Kuvera's New Tools for Affluent Investors
Two years after acquiring Kuvera, CRED has significantly upgraded the platform. New tools are designed to improve investor discipline, decision-making, asset allocation, and long-term performance. The revamped app caters to affluent investors with 'meaningful portfolios', emphasizing custom investment strategies and portfolio analysis. A new feature called 'Surplus' moves idle cash into select liquid funds. It requires a minimum ₹1 lakh investment and offers quick redemption, aiming to attract users needing efficient cash management. CRED partners with major asset managers like DSP, ICICI Prudential, Aditya Birla Sun Life, and HDFC AMC to offer a trusted selection of liquid funds. This targets Kuvera's existing 2 lakh monthly active users, with plans for wider rollout. The platform currently manages approximately ₹33,000 crore in assets. Founder Kunal Shah said these products aim to foster financial progress for trustworthy users. He emphasized prioritizing long-term trust over immediate monetization, unlike some wealth apps that may encourage more transactions.

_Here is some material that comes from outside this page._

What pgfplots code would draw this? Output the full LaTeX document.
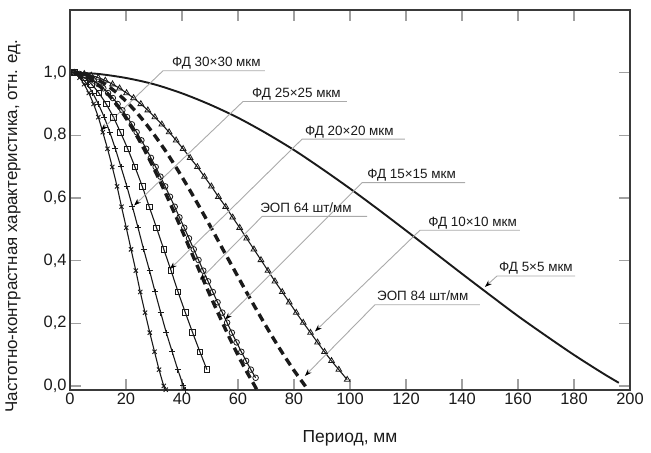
\documentclass[border=0pt]{standalone}
\usepackage{fontspec}
\setmainfont{Liberation Sans}
\usepackage{pgfplots}
\pgfplotsset{compat=1.18}
\usetikzlibrary{arrows.meta}

\definecolor{inkc}{HTML}{1A1A1A}
\definecolor{leadc}{HTML}{AAAAAA}
\definecolor{tickc}{HTML}{A0A0A0}
\definecolor{framec}{HTML}{3A3A3A}

\tikzset{
  lead/.style={leadc, line width=0.9bp},
  lbl/.style={font=\fontsize{13.5}{15}\selectfont, text=inkc, inner sep=0pt, anchor=base west, yshift=4bp},
  tip/.style={-{Stealth[length=7bp, width=5bp, color=black]}},
}

\begin{document}
\begin{tikzpicture}
\begin{axis}[
    scale only axis,
    width=560bp, height=380bp,
    xmin=0, xmax=200,
    ymin=-0.013, ymax=1.2,
    xtick={0,20,...,200},
    ytick={0,0.2,0.4,0.6,0.8,1.0},
    tick align=inside,
    major tick length=11bp,
    tick style={tickc, line width=1.2bp},
    axis line style={framec, line width=1.8bp},
    /pgf/number format/assume math mode=true,
    tick label style={font=\fontsize{16.5}{18}\selectfont, text=inkc},
    yticklabel style={/pgf/number format/.cd, fixed, fixed zerofill, precision=1, use comma},
    xlabel={Период, мм},
    ylabel={Частотно-контрастная характеристика, отн. ед.},
    every axis x label/.style={at={(rel axis cs:0.5,0)}, anchor=center, yshift=-48bp,
        font=\fontsize{17.5}{20}\selectfont, text=inkc},
    every axis y label/.style={at={(rel axis cs:0,0.5)}, rotate=90, anchor=center, yshift=57bp, xshift=-26bp,
        font=\fontsize{17}{20}\selectfont, text=inkc},
    every axis plot/.append style={inkc, smooth},
]

% ФД 30x30
\addplot[line width=1.1bp, mark=x, mark size=3bp, mark options={solid, line width=0.9bp}] coordinates {
(1.5,1.000)(3.4,0.984)(5.0,0.963)(6.7,0.935)(8.4,0.900)(10.1,0.858)(11.7,0.810)(13.4,0.757)(15.1,0.699)(16.8,0.637)(18.4,0.572)(20.1,0.505)(21.8,0.436)(23.5,0.368)(25.1,0.300)(26.8,0.234)(28.5,0.170)(30.2,0.109)(31.8,0.052)(33.5,0.000)(34.2,-0.012)};

% ФД 25x25
\addplot[line width=1.1bp, mark=+, mark size=3bp, mark options={solid, line width=0.9bp}] coordinates {
(1.5,1.000)(4.1,0.984)(6.1,0.963)(8.1,0.935)(10.1,0.900)(12.2,0.858)(14.2,0.810)(16.2,0.757)(18.2,0.699)(20.3,0.637)(22.3,0.572)(24.3,0.505)(26.3,0.436)(28.4,0.368)(30.4,0.300)(32.4,0.234)(34.4,0.170)(36.5,0.109)(38.5,0.052)(40.5,0.000)(41.2,-0.012)};

% ФД 20x20
\addplot[line width=1.1bp, mark=square, mark size=2.8bp, mark options={solid, fill=white, line width=0.8bp}] coordinates {
(1.5,1.000)(5.2,0.984)(7.7,0.963)(10.3,0.935)(12.9,0.900)(15.5,0.858)(18.0,0.810)(20.6,0.757)(23.2,0.699)(25.8,0.637)(28.3,0.572)(30.9,0.505)(33.5,0.436)(36.1,0.368)(38.6,0.300)(41.2,0.234)(43.8,0.170)(46.4,0.109)(48.9,0.052)};

% ЭОП 64 шт/мм
\addplot[line width=1.1bp, mark=o, mark size=2.8bp, mark options={solid, fill=white, line width=0.8bp}] coordinates {
(1.5,1.000)(3.4,0.996)(5.1,0.991)(6.8,0.984)(8.5,0.975)(10.2,0.963)(11.9,0.950)(13.6,0.935)(15.3,0.919)(17.0,0.900)(18.7,0.880)(20.4,0.858)(22.1,0.835)(23.8,0.810)(25.5,0.784)(27.2,0.757)(28.9,0.728)(30.6,0.699)(32.3,0.668)(34.0,0.637)(35.7,0.604)(37.4,0.572)(39.1,0.538)(40.8,0.505)(42.5,0.471)(44.2,0.436)(45.9,0.402)(47.6,0.368)(49.3,0.334)(51.0,0.300)(52.7,0.267)(54.4,0.234)(56.1,0.202)(57.8,0.170)(59.5,0.139)(61.2,0.109)(62.9,0.080)(64.6,0.052)(66.3,0.026)};

% ФД 15x15
\addplot[line width=3.4bp, dash pattern=on 8bp off 5bp] coordinates {
(1.5,1.000)(3.3,0.996)(6.6,0.984)(9.9,0.963)(13.2,0.935)(16.5,0.900)(19.8,0.858)(23.1,0.810)(26.4,0.757)(29.7,0.699)(33.0,0.637)(36.3,0.572)(39.6,0.505)(42.9,0.436)(46.2,0.368)(49.5,0.300)(52.8,0.234)(56.1,0.170)(59.4,0.109)(62.7,0.052)(66.0,0.000)(66.7,-0.012)};

% ЭОП 84 шт/мм
\addplot[line width=3.4bp, dash pattern=on 8bp off 5bp] coordinates {
(1.5,1.000)(4.2,0.996)(8.4,0.984)(12.6,0.963)(16.8,0.935)(21.0,0.900)(25.2,0.858)(29.4,0.810)(33.6,0.757)(37.8,0.699)(42.0,0.637)(46.2,0.572)(50.4,0.505)(54.6,0.436)(58.8,0.368)(63.0,0.300)(67.2,0.234)(71.4,0.170)(75.6,0.109)(79.8,0.052)(84.0,0.000)(85.0,-0.012)};

% ФД 10x10
\addplot[line width=1.1bp, mark=triangle, mark size=3.3bp, mark options={solid, fill=white, line width=0.8bp}] coordinates {
(1.5,1.000)(5.1,0.996)(7.6,0.991)(10.1,0.984)(12.6,0.975)(15.2,0.963)(17.7,0.950)(20.2,0.935)(22.7,0.919)(25.3,0.900)(27.8,0.880)(30.3,0.858)(32.8,0.835)(35.4,0.810)(37.9,0.784)(40.4,0.757)(42.9,0.728)(45.5,0.699)(48.0,0.668)(50.5,0.637)(53.0,0.604)(55.6,0.572)(58.1,0.538)(60.6,0.505)(63.1,0.471)(65.7,0.436)(68.2,0.402)(70.7,0.368)(73.2,0.334)(75.8,0.300)(78.3,0.267)(80.8,0.234)(83.3,0.202)(85.9,0.170)(88.4,0.139)(90.9,0.109)(93.4,0.080)(96.0,0.052)(99.0,0.020)};

% ФД 5x5
\addplot[line width=1.9bp] coordinates {
(1.5,1.000)(10,0.996)(20,0.983)(30,0.963)(40,0.934)(50,0.898)(60,0.856)(70,0.807)(80,0.753)(90,0.693)(100,0.630)(110,0.564)(120,0.496)(130,0.427)(140,0.358)(150,0.290)(160,0.223)(170,0.160)(180,0.099)(190,0.042)(196,0.010)};

% leader lines and labels
\draw[lead, tip] (69.6,1.006) -- (33.2,1.006) -- (11.1,0.816);
\node[lbl] at (36.4,1.006) {ФД 30×30 мкм};
\draw[lead, tip] (98.9,0.908) -- (61.8,0.908) -- (22.9,0.576);
\node[lbl] at (65.0,0.908) {ФД 25×25 мкм};
\draw[lead, tip] (119.6,0.788) -- (82.9,0.788) -- (35.7,0.373);
\node[lbl] at (83.9,0.788) {ФД 20×20 мкм};
\draw[lead, tip] (141.1,0.649) -- (104.3,0.649) -- (55.4,0.212);
\node[lbl] at (106.1,0.649) {ФД 15×15 мкм};
\draw[lead, tip] (106.1,0.541) -- (68.6,0.541) -- (46.4,0.339);
\node[lbl] at (67.9,0.541) {ЭОП 64 шт/мм};
\draw[lead, tip] (160.7,0.497) -- (125.0,0.497) -- (87.5,0.174);
\node[lbl] at (127.9,0.497) {ФД 10×10 мкм};
\draw[lead, tip] (180.4,0.351) -- (152.5,0.351) -- (148.2,0.316);
\node[lbl] at (153.2,0.351) {ФД 5×5 мкм};
\draw[lead, tip] (146.4,0.259) -- (108.9,0.259) -- (83.9,0.032);
\node[lbl] at (109.6,0.259) {ЭОП 84 шт/мм};
\end{axis}
\pgfresetboundingbox
\path[use as bounding box] ([xshift=-70bp, yshift=-63bp]current axis.south west) rectangle ([xshift=21bp, yshift=10bp]current axis.north east);
\end{tikzpicture}
\end{document}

Market Growth and CRED's Position
India's wealth management market is growing fast, expected to reach USD 436.4 billion by 2034, with an annual growth rate of 10.63%. The sector is moving from physical assets to financial portfolios, fueled by increasing wealth, digital adoption, and a younger investor base that wants personalized advice. Major competitors include Groww and Zerodha. Groww recently acquired Fisdom for $150 million to boost its wealth offerings. Historically, Kuvera users had an average SIP size twice the industry average and portfolio values five times higher, showing an inclination for significant investment. CRED's 15 million users, mostly with high credit scores, offer a large pool for cross-selling opportunities. CRED's recent Payment Aggregator license also strengthens its position. It allows direct merchant onboarding and payment processing, creating a more integrated financial ecosystem from payments to investments.

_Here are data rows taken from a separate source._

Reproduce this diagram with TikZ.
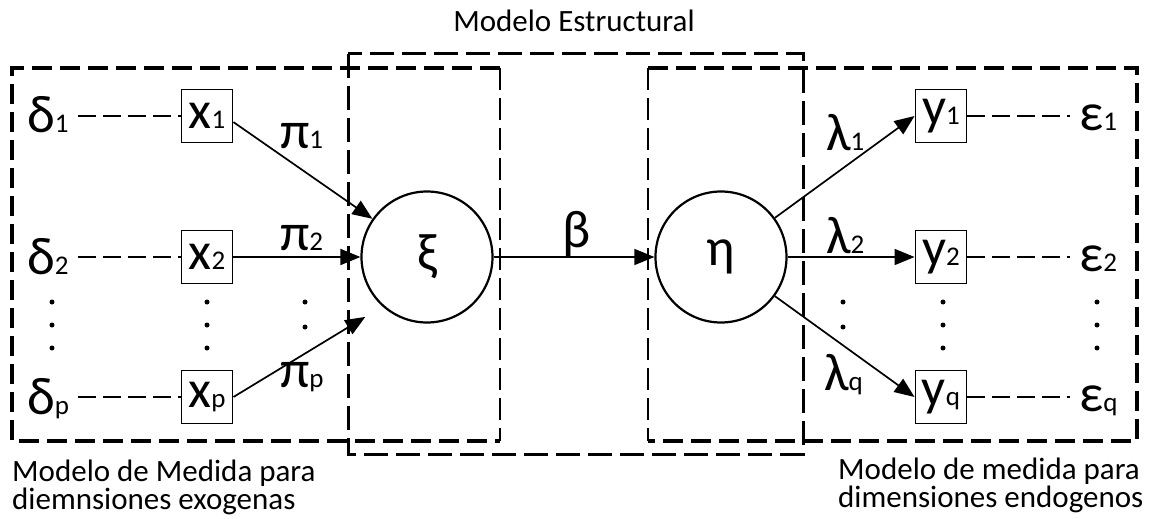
\documentclass[tikz,border=0pt]{standalone}
\usepackage{fontspec}
\setmainfont{Carlito}
\usetikzlibrary{arrows.meta,calc}
\newcommand\symsub[2]{{\fontsize{53}{53}\selectfont #1}{\fontsize{27}{27}\selectfont #2}}
\newcommand\bigsymfont{\fontsize{53}{53}\selectfont}
\newcommand\labfont{\fontsize{31}{28}\selectfont}
\begin{document}
\begin{tikzpicture}[x=1pt,y=-1pt,
 thickdash/.style={line width=3.4pt,dash pattern=on 20pt off 8pt},
 meddash/.style={line width=2.6pt,dash pattern=on 22pt off 8pt},
 thindash/.style={line width=1.6pt,dash pattern=on 18pt off 7pt},
 obs/.style={draw,line width=1.9pt,minimum width=51pt,minimum height=53pt,inner sep=0pt},
 lat/.style={draw,circle,line width=2.2pt,minimum size=131pt,inner sep=0pt,font=\bigsymfont},
 sym/.style={inner xsep=9pt,inner ysep=0pt,anchor=base west},
 coef/.style={inner sep=0pt,anchor=base west},
 arr/.style={line width=1.7pt,-{Triangle[length=20pt,width=16pt]}},
 dotn/.style={circle,fill,inner sep=0pt,minimum size=5pt},
 lab/.style={inner sep=0pt,font=\labfont}
]
\useasboundingbox (0,0) rectangle (1149,519);

% boxes
\draw[thickdash] (500,68) -- (12,68) -- (12,441) -- (500,441);
\draw[meddash] (500,68) -- (500,441);
\draw[thickdash] (648,68) -- (1137,68) -- (1137,441) -- (648,441);
\draw[meddash] (648,68) -- (648,441);
\draw[line width=3pt,dash pattern=on 24pt off 8pt] (348,54) rectangle (803,454);

% observed
\node[obs] (x1) at (207,116) {\symsub{x}{1}};
\node[obs] (x2) at (207,257) {\symsub{x}{2}};
\node[obs] (xp) at (207,397) {\symsub{x}{p}};
\node[obs] (y1) at (941,116) {\symsub{y}{1}};
\node[obs] (y2) at (941,257) {\symsub{y}{2}};
\node[obs] (yq) at (941,397) {\symsub{y}{q}};

% latent
\node[lat] (xi) at (427,257) {ξ};
\node[lat] (eta) at (721,257) {η};

% errors
\node[sym] (d1) at (18,132) {\symsub{δ}{1}};
\node[sym] (d2) at (18,274) {\symsub{δ}{2}};
\node[sym] (dp) at (18,414) {\symsub{δ}{p}};
\node[sym] (e1) at (1070,130) {\symsub{ε}{1}};
\node[sym] (e2) at (1070,271) {\symsub{ε}{2}};
\node[sym] (eq) at (1070,411) {\symsub{ε}{q}};

\draw[thindash] (x1.west -| d1.east) -- (x1.west);
\draw[thindash] (x2.west -| d2.east) -- (x2.west);
\draw[thindash] (xp.west -| dp.east) -- (xp.west);
\draw[thindash] (y1.east) -- (y1.east -| e1.west);
\draw[thindash] (y2.east) -- (y2.east -| e2.west);
\draw[thindash] (yq.east) -- (yq.east -| eq.west);

% arrows
\draw[arr] (x1.-13) -- (xi.145);
\draw[arr] (x2.east) -- (xi.west);
\draw[arr,shorten >=20pt] (xp.east) -- (xi.228);
\draw[arr,line width=1.4pt] (xi.east) -- (eta.west);
\draw[arr] (eta.36) -- (y1.west);
\draw[arr] (eta.east) -- (y2.west);
\draw[arr] (eta.-36) -- (yq.west);

% coefficients
\node[coef] (p1) at (280,148) {\symsub{π}{1}};
\node[coef] (p2) at (280,250) {\symsub{π}{2}};
\node[coef] (pp) at (280,387) {\symsub{π}{p}};
\node[coef] (l1) at (826,150) {\symsub{λ}{1}};
\node[coef] (l2) at (826,253) {\symsub{λ}{2}};
\node[coef] (lq) at (824,390) {\symsub{λ}{q}};
\node[inner sep=0pt,anchor=base,font=\bigsymfont] (b) at (577,247) {β};

% dots
\foreach \x/\n in {52/a,207/b,943/c,1097/d}{
  \foreach \y/\m in {302/1,325/2,348/3}{
    \node[dotn] (dot\n\m) at (\x,\y) {};
  }
}
\foreach \x/\n in {305/e,843/f}{
  \foreach \y/\m in {302/1,327/2}{
    \node[dotn] (dot\n\m) at (\x,\y) {};
  }
}

% labels
\node[lab,anchor=base] (t1) at (574,32) {Modelo Estructural};
\node[lab,anchor=north west,align=left] (t2) at (12,460) {Modelo de Medida para\\diemnsiones exogenas};
\node[lab,anchor=north west,align=left] (t3) at (838,458) {Modelo de medida para\\dimensiones endogenos};
\end{tikzpicture}
\end{document}
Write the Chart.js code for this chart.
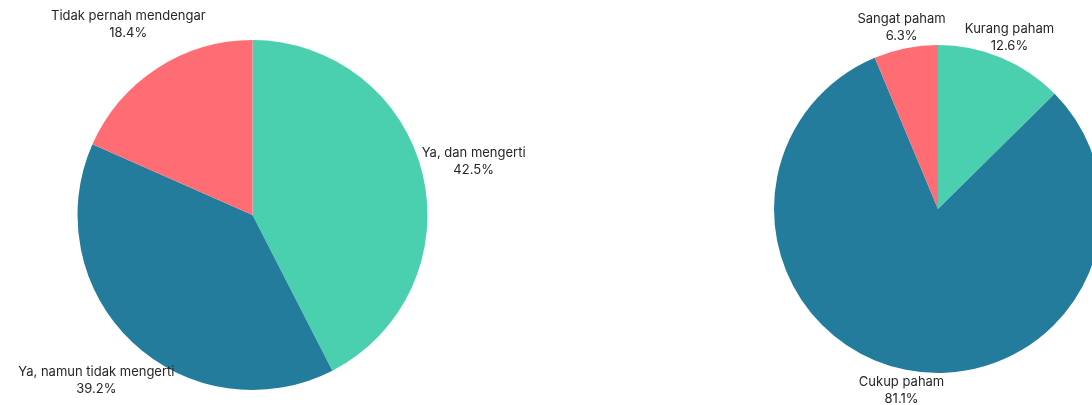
<!DOCTYPE html>
<html>
<head>
<meta charset="utf-8">
<script src="https://cdn.jsdelivr.net/npm/chart.js@4.4.1/dist/chart.umd.min.js"></script>
<style>
  html, body { margin: 0; padding: 0; background: #ffffff; overflow: hidden; width: 1092px; height: 405px; }
  .wrap { position: absolute; top: 0; height: 405px; }
  #left { left: 0; width: 620px; }
  #right { left: 700px; width: 500px; }
</style>
</head>
<body>
<div class="wrap" id="left"><canvas id="c1"></canvas></div>
<div class="wrap" id="right"><canvas id="c2"></canvas></div>
<script>
// Awareness survey: "heard of it?"
const awarenessLabels = ['Ya, dan mengerti', 'Ya, namun tidak mengerti', 'Tidak pernah mendengar'];
const awarenessValues = [42.5, 39.2, 18.4];

// Understanding level
const understandingLabels = ['Kurang paham', 'Cukup paham', 'Sangat paham'];
const understandingValues = [12.6, 81.1, 6.3];

const sliceColors = ['#4acfaf', '#247c9d', '#ff6d74'];

// Draws "label / value%" outside each slice along its mid-angle
const outsideLabels = {
  id: 'outsideLabels',
  afterDraw(chart, args, opts) {
    const ctx = chart.ctx;
    const meta = chart.getDatasetMeta(0);
    const data = chart.data.datasets[0].data;
    ctx.save();
    ctx.font = '13px Inter, "DejaVu Sans", sans-serif';
    ctx.fillStyle = '#262626';
    ctx.textAlign = 'center';
    ctx.textBaseline = 'middle';
    meta.data.forEach((arc, i) => {
      const p = arc.getProps(['x', 'y', 'startAngle', 'endAngle', 'outerRadius'], true);
      const mid = (p.startAngle + p.endAngle) / 2;
      const d = p.outerRadius * opts.factor;
      const cx = p.x + Math.cos(mid) * d;
      const cy = p.y + Math.sin(mid) * d;
      ctx.fillText(chart.data.labels[i], cx, cy - 8.5);
      ctx.fillText(data[i].toFixed(1) + '%', cx, cy + 8.5);
    });
    ctx.restore();
  }
};

function makePie(id, labels, values, padding, factor) {
  return new Chart(document.getElementById(id), {
    type: 'pie',
    data: {
      labels: labels,
      datasets: [{
        data: values,
        backgroundColor: sliceColors,
        borderWidth: 0
      }]
    },
    options: {
      responsive: true,
      maintainAspectRatio: false,
      animation: false,
      layout: { padding: padding },
      plugins: {
        legend: { display: false },
        tooltip: { enabled: false },
        outsideLabels: { factor: factor }
      }
    },
    plugins: [outsideLabels]
  });
}

makePie('c1', awarenessLabels, awarenessValues, { top: 40, bottom: 15, left: 77, right: 192 }, 1.3);
makePie('c2', understandingLabels, understandingValues, { top: 45, bottom: 32, left: 74, right: 98 }, 1.13);
</script>
</body>
</html>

Challenges: Profitability and Valuation
However, questions remain about CRED's path to consistent profitability. The company has a history of significant losses, with cumulative losses exceeding ₹5,200 crore over 15 years, sparking debate on entrepreneurial success metrics. Operating losses narrowed by 51% to ₹298 crore in FY25 on revenue of ₹2,735 crore, but total losses are still substantial at ₹1,457 crore. CRED's valuation also dropped from $6.4 billion in 2022 to $3.5 billion by mid-2025. This reflects tighter investor sentiment and a focus on IPO readiness rather than rapid growth. The wealth management sector is highly competitive, with human advisors still holding 46.2% market share in 2025. This suggests challenges in quickly scaling robo-advisory or hybrid models against established firms. Kunal Shah's focus on trust and long-term value over immediate monetization, while building loyalty, could also slow revenue generation needed for a public listing or sustained profits. Critics question its long-term value proposition beyond bill payments and rewards, particularly for its affluent niche, and the success of its diversification efforts.
Future Outlook
With its revamped Kuvera platform, wealth management expansion, and Payment Aggregator license, CRED is positioned to potentially disrupt India's financial services sector. By offering a curated, trust-focused approach to affluent investors and linking payments with wealth management, CRED aims to increase engagement and monetize its premium users. Success will depend on navigating intense competition, turning user trust into sustainable revenue, and showing a clear path to profitability amidst changing market and regulatory conditions.